— Start of RECORD EXTRACTS —
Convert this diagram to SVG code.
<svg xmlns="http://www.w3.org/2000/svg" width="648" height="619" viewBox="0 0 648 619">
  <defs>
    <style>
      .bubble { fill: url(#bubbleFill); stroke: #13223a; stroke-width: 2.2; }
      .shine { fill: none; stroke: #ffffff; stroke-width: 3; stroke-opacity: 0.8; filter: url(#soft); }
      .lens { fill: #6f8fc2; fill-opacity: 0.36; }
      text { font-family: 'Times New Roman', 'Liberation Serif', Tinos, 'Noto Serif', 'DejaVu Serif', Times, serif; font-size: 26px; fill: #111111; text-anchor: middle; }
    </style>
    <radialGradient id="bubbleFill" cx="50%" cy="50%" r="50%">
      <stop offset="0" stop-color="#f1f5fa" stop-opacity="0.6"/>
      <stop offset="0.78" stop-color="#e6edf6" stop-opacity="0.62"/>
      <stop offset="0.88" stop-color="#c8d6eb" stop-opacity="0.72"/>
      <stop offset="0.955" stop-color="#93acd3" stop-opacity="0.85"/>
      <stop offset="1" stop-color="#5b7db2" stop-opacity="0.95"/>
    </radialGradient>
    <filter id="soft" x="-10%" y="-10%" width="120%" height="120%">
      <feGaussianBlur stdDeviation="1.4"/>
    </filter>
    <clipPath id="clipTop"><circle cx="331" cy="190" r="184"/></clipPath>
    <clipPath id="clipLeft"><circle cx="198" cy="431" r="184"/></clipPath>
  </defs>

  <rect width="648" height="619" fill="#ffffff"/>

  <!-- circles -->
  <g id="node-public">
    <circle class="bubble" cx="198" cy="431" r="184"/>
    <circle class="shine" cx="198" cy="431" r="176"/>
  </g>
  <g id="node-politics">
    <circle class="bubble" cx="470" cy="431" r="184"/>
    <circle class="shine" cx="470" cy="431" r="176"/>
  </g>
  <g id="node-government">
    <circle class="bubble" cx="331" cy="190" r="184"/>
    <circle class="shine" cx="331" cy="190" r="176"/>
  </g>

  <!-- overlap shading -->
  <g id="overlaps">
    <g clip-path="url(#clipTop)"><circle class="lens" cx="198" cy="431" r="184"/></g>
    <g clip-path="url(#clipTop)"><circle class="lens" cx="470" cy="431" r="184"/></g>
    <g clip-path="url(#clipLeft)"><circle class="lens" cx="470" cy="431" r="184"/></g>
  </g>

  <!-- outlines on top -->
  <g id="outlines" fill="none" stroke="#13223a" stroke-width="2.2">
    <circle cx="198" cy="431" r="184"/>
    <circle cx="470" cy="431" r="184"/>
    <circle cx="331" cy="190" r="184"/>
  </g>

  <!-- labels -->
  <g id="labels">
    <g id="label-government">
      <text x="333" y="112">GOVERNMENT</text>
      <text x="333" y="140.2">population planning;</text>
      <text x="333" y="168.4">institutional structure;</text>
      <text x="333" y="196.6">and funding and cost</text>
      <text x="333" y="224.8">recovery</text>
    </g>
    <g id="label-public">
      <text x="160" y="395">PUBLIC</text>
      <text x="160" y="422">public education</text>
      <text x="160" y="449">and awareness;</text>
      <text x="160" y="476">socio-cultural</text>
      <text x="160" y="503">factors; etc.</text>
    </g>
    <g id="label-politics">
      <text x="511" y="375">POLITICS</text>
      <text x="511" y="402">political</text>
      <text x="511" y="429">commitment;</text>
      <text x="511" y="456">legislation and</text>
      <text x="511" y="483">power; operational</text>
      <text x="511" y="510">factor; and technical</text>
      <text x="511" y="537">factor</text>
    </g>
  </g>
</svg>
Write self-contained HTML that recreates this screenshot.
— End of RECORD EXTRACTS —
→ GIVEN PROBLEM
From the data, pick out every line that includes "this".

→ FULL RESPONSE
Convert this diagram to SVG code.
Write self-contained HTML that recreates this screenshot.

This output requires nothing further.